STATED PROBLEM:
Write the data out again exactly, dropping any images it holds.

DATASET:
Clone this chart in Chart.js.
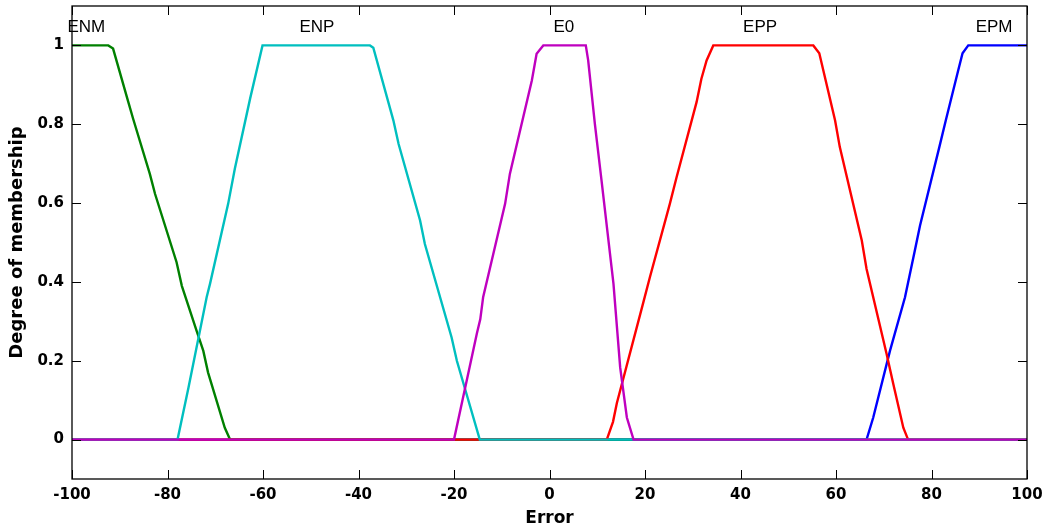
<!DOCTYPE html>
<html><head><meta charset="utf-8">
<script src="https://cdn.jsdelivr.net/npm/chart.js@4"></script>
<style>html,body{margin:0;padding:0;background:#fff}canvas{display:block}</style>
</head><body>
<canvas id="c" width="1044" height="531"></canvas>
<script>
// ---- data ----
const xTicks = [-100, -80, -60, -40, -20, 0, 20, 40, 60, 80, 100];
const yTicks = [0, 0.2, 0.4, 0.6, 0.8, 1];
const mfNames = ['ENM', 'ENP', 'E0', 'EPP', 'EPM'];
const mfLabelX = [-97, -48.7, 3.0, 44.1, 93.1];
const mfLabelY = 1.046;

const enmX = [-100, -92.4, -91.4, -88.2, -87.2, -83.7, -82.6, -78.1, -77.0, -73.9, -72.5, -71.5, -68.0, -66.9, 100];
const enmY = [1, 1, 0.992, 0.856, 0.814, 0.674, 0.623, 0.450, 0.390, 0.276, 0.225, 0.170, 0.030, 0, 0];

const enpX = [-100, -77.9, -75.6, -71.8, -71.1, -67.3, -65.9, -62.7, -60.1, -37.6, -36.9, -32.7, -31.6, -27.1, -26.1, -20.5, -19.4, -14.6, 100];
const enpY = [0, 0, 0.132, 0.361, 0.395, 0.598, 0.687, 0.865, 1, 1, 0.994, 0.81, 0.75, 0.556, 0.496, 0.259, 0.2, 0, 0];

const e0X = [-100, -20.0, -15.2, -14.5, -13.9, -9.3, -8.3, -3.7, -2.7, -1.3, 7.6, 8.1, 9.5, 10.9, 13.0, 13.4, 14.8, 16.2, 17.6, 100];
const e0Y = [0, 0, 0.27, 0.305, 0.361, 0.598, 0.674, 0.911, 0.979, 1, 1, 0.962, 0.801, 0.657, 0.437, 0.395, 0.183, 0.056, 0, 0];

const eppX = [-100, 12.0, 13.3, 14.1, 19.65, 21.05, 25.2, 26.6, 30.8, 31.8, 32.9, 34.3, 55.25, 56.5, 59.8, 60.8, 65.4, 66.4, 70.6, 72.0, 74.1, 75.1, 100];
const eppY = [0, 0, 0.045, 0.092, 0.348, 0.413, 0.598, 0.665, 0.856, 0.915, 0.962, 1, 1, 0.98, 0.81, 0.742, 0.505, 0.433, 0.217, 0.141, 0.03, 0, 0];

const epmX = [-100, 66.4, 67.8, 71.3, 74.45, 76.5, 77.6, 81.6, 83.0, 85.6, 86.5, 87.7, 100];
const epmY = [0, 0, 0.056, 0.225, 0.361, 0.479, 0.543, 0.74, 0.81, 0.937, 0.98, 1, 1];

// ---- build ----
function pts(xs, ys) { return xs.map((x, i) => ({ x: x, y: ys[i] })); }

function ds(label, xs, ys, color, order) {
  return {
    label: label, data: pts(xs, ys), borderColor: color, backgroundColor: color,
    borderWidth: 2.4, pointRadius: 0, pointHoverRadius: 0, tension: 0, fill: false, order: order
  };
}

const framePlugin = {
  id: 'frame',
  afterDatasetsDraw(chart) {
    const ctx = chart.ctx, a = chart.chartArea, sx = chart.scales.x, sy = chart.scales.y;
    ctx.save();
    ctx.strokeStyle = '#000';
    ctx.lineWidth = 1.3;
    ctx.strokeRect(Math.round(a.left), Math.round(a.top), Math.round(a.right - a.left), Math.round(a.bottom - a.top));
    const tl = 9;
    ctx.lineWidth = 1;
    ctx.beginPath();
    xTicks.forEach(v => {
      const px = Math.round(sx.getPixelForValue(v)) + 0.5;
      ctx.moveTo(px, a.bottom); ctx.lineTo(px, a.bottom - tl);
      ctx.moveTo(px, a.top); ctx.lineTo(px, a.top + tl);
    });
    yTicks.forEach(v => {
      const py = Math.round(sy.getPixelForValue(v)) + 0.5;
      ctx.moveTo(a.left, py); ctx.lineTo(a.left + tl, py);
      ctx.moveTo(a.right, py); ctx.lineTo(a.right - tl, py);
    });
    ctx.stroke();
    ctx.fillStyle = '#000';
    ctx.font = '17px "Liberation Sans", Arial, sans-serif';
    ctx.textAlign = 'center';
    ctx.textBaseline = 'middle';
    mfNames.forEach((n, i) => {
      ctx.fillText(n, sx.getPixelForValue(mfLabelX[i]), sy.getPixelForValue(mfLabelY));
    });
    ctx.restore();
  }
};

const tickFont = { family: '"DejaVu Sans", sans-serif', size: 15, weight: 'bold' };

new Chart(document.getElementById('c'), {
  type: 'line',
  data: {
    datasets: [
      ds('E0', e0X, e0Y, '#BF00BF', 0),
      ds('ENP', enpX, enpY, '#00BFBF', 1),
      ds('EPP', eppX, eppY, '#FF0000', 2),
      ds('ENM', enmX, enmY, '#008000', 3),
      ds('EPM', epmX, epmY, '#0000FF', 4)
    ]
  },
  options: {
    responsive: false,
    animation: false,
    events: [],
    layout: { padding: { top: 6, right: 17, left: 0, bottom: 0 } },
    plugins: { legend: { display: false }, tooltip: { enabled: false } },
    scales: {
      x: {
        type: 'linear', min: -100, max: 100,
        afterBuildTicks: s => { s.ticks = xTicks.map(v => ({ value: v })); },
        afterFit: s => { s.height = 52; s.paddingLeft = 0; s.paddingRight = 0; },
        grid: { display: false, drawTicks: false },
        border: { display: false },
        ticks: { font: tickFont, color: '#000', padding: 7, maxRotation: 0, autoSkip: false, callback: v => String(v) },
        title: { display: true, text: 'Error', color: '#000', font: { family: '"DejaVu Sans", sans-serif', size: 17, weight: 'bold' }, padding: { top: 0, bottom: 2 } }
      },
      y: {
        type: 'linear', min: -0.1, max: 1.1,
        afterBuildTicks: s => { s.ticks = yTicks.map(v => ({ value: v })); },
        afterFit: s => { s.width = 72; s.paddingTop = 0; s.paddingBottom = 0; },
        grid: { display: false, drawTicks: false },
        border: { display: false },
        ticks: { font: tickFont, color: '#000', padding: 8, autoSkip: false, callback: v => String(+Number(v).toFixed(2)) },
        title: { display: true, text: 'Degree of membership', color: '#000', font: { family: '"DejaVu Sans", sans-serif', size: 18, weight: 'bold' }, padding: { top: 7, bottom: 0 } }
      }
    }
  },
  plugins: [framePlugin]
});
</script>
</body></html>
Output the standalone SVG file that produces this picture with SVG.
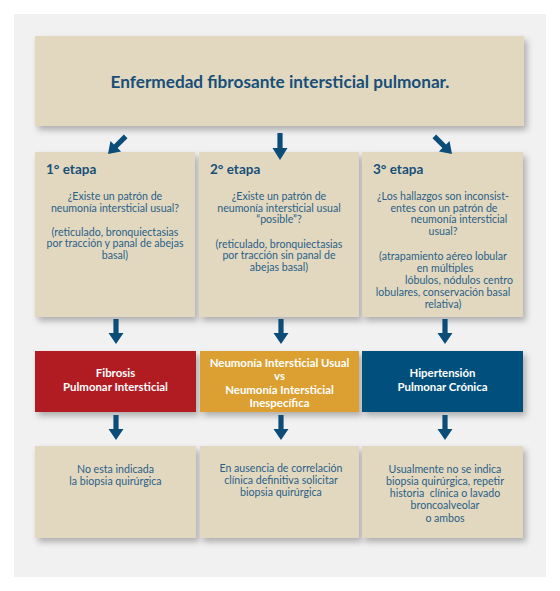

RESULT OF THIS EXERCISE:
Clone this chart in Chart.js.
<!DOCTYPE html>
<html><head><meta charset="utf-8">
<script src="https://cdn.jsdelivr.net/npm/chart.js@4"></script>
<style>html,body{margin:0;padding:0;background:#fff}canvas{display:block}</style>
</head><body>
<canvas id="c" width="1044" height="531"></canvas>
<script>
// ---- data ----
const xTicks = [-100, -80, -60, -40, -20, 0, 20, 40, 60, 80, 100];
const yTicks = [0, 0.2, 0.4, 0.6, 0.8, 1];
const mfNames = ['ENM', 'ENP', 'E0', 'EPP', 'EPM'];
const mfLabelX = [-97, -48.7, 3.0, 44.1, 93.1];
const mfLabelY = 1.046;

const enmX = [-100, -92.4, -91.4, -88.2, -87.2, -83.7, -82.6, -78.1, -77.0, -73.9, -72.5, -71.5, -68.0, -66.9, 100];
const enmY = [1, 1, 0.992, 0.856, 0.814, 0.674, 0.623, 0.450, 0.390, 0.276, 0.225, 0.170, 0.030, 0, 0];

const enpX = [-100, -77.9, -75.6, -71.8, -71.1, -67.3, -65.9, -62.7, -60.1, -37.6, -36.9, -32.7, -31.6, -27.1, -26.1, -20.5, -19.4, -14.6, 100];
const enpY = [0, 0, 0.132, 0.361, 0.395, 0.598, 0.687, 0.865, 1, 1, 0.994, 0.81, 0.75, 0.556, 0.496, 0.259, 0.2, 0, 0];

const e0X = [-100, -20.0, -15.2, -14.5, -13.9, -9.3, -8.3, -3.7, -2.7, -1.3, 7.6, 8.1, 9.5, 10.9, 13.0, 13.4, 14.8, 16.2, 17.6, 100];
const e0Y = [0, 0, 0.27, 0.305, 0.361, 0.598, 0.674, 0.911, 0.979, 1, 1, 0.962, 0.801, 0.657, 0.437, 0.395, 0.183, 0.056, 0, 0];

const eppX = [-100, 12.0, 13.3, 14.1, 19.65, 21.05, 25.2, 26.6, 30.8, 31.8, 32.9, 34.3, 55.25, 56.5, 59.8, 60.8, 65.4, 66.4, 70.6, 72.0, 74.1, 75.1, 100];
const eppY = [0, 0, 0.045, 0.092, 0.348, 0.413, 0.598, 0.665, 0.856, 0.915, 0.962, 1, 1, 0.98, 0.81, 0.742, 0.505, 0.433, 0.217, 0.141, 0.03, 0, 0];

const epmX = [-100, 66.4, 67.8, 71.3, 74.45, 76.5, 77.6, 81.6, 83.0, 85.6, 86.5, 87.7, 100];
const epmY = [0, 0, 0.056, 0.225, 0.361, 0.479, 0.543, 0.74, 0.81, 0.937, 0.98, 1, 1];

// ---- build ----
function pts(xs, ys) { return xs.map((x, i) => ({ x: x, y: ys[i] })); }

function ds(label, xs, ys, color, order) {
  return {
    label: label, data: pts(xs, ys), borderColor: color, backgroundColor: color,
    borderWidth: 2.4, pointRadius: 0, pointHoverRadius: 0, tension: 0, fill: false, order: order
  };
}

const framePlugin = {
  id: 'frame',
  afterDatasetsDraw(chart) {
    const ctx = chart.ctx, a = chart.chartArea, sx = chart.scales.x, sy = chart.scales.y;
    ctx.save();
    ctx.strokeStyle = '#000';
    ctx.lineWidth = 1.3;
    ctx.strokeRect(Math.round(a.left), Math.round(a.top), Math.round(a.right - a.left), Math.round(a.bottom - a.top));
    const tl = 9;
    ctx.lineWidth = 1;
    ctx.beginPath();
    xTicks.forEach(v => {
      const px = Math.round(sx.getPixelForValue(v)) + 0.5;
      ctx.moveTo(px, a.bottom); ctx.lineTo(px, a.bottom - tl);
      ctx.moveTo(px, a.top); ctx.lineTo(px, a.top + tl);
    });
    yTicks.forEach(v => {
      const py = Math.round(sy.getPixelForValue(v)) + 0.5;
      ctx.moveTo(a.left, py); ctx.lineTo(a.left + tl, py);
      ctx.moveTo(a.right, py); ctx.lineTo(a.right - tl, py);
    });
    ctx.stroke();
    ctx.fillStyle = '#000';
    ctx.font = '17px "Liberation Sans", Arial, sans-serif';
    ctx.textAlign = 'center';
    ctx.textBaseline = 'middle';
    mfNames.forEach((n, i) => {
      ctx.fillText(n, sx.getPixelForValue(mfLabelX[i]), sy.getPixelForValue(mfLabelY));
    });
    ctx.restore();
  }
};

const tickFont = { family: '"DejaVu Sans", sans-serif', size: 15, weight: 'bold' };

new Chart(document.getElementById('c'), {
  type: 'line',
  data: {
    datasets: [
      ds('E0', e0X, e0Y, '#BF00BF', 0),
      ds('ENP', enpX, enpY, '#00BFBF', 1),
      ds('EPP', eppX, eppY, '#FF0000', 2),
      ds('ENM', enmX, enmY, '#008000', 3),
      ds('EPM', epmX, epmY, '#0000FF', 4)
    ]
  },
  options: {
    responsive: false,
    animation: false,
    events: [],
    layout: { padding: { top: 6, right: 17, left: 0, bottom: 0 } },
    plugins: { legend: { display: false }, tooltip: { enabled: false } },
    scales: {
      x: {
        type: 'linear', min: -100, max: 100,
        afterBuildTicks: s => { s.ticks = xTicks.map(v => ({ value: v })); },
        afterFit: s => { s.height = 52; s.paddingLeft = 0; s.paddingRight = 0; },
        grid: { display: false, drawTicks: false },
        border: { display: false },
        ticks: { font: tickFont, color: '#000', padding: 7, maxRotation: 0, autoSkip: false, callback: v => String(v) },
        title: { display: true, text: 'Error', color: '#000', font: { family: '"DejaVu Sans", sans-serif', size: 17, weight: 'bold' }, padding: { top: 0, bottom: 2 } }
      },
      y: {
        type: 'linear', min: -0.1, max: 1.1,
        afterBuildTicks: s => { s.ticks = yTicks.map(v => ({ value: v })); },
        afterFit: s => { s.width = 72; s.paddingTop = 0; s.paddingBottom = 0; },
        grid: { display: false, drawTicks: false },
        border: { display: false },
        ticks: { font: tickFont, color: '#000', padding: 8, autoSkip: false, callback: v => String(+Number(v).toFixed(2)) },
        title: { display: true, text: 'Degree of membership', color: '#000', font: { family: '"DejaVu Sans", sans-serif', size: 18, weight: 'bold' }, padding: { top: 7, bottom: 0 } }
      }
    }
  },
  plugins: [framePlugin]
});
</script>
</body></html>
Output the standalone SVG file that produces this picture with SVG.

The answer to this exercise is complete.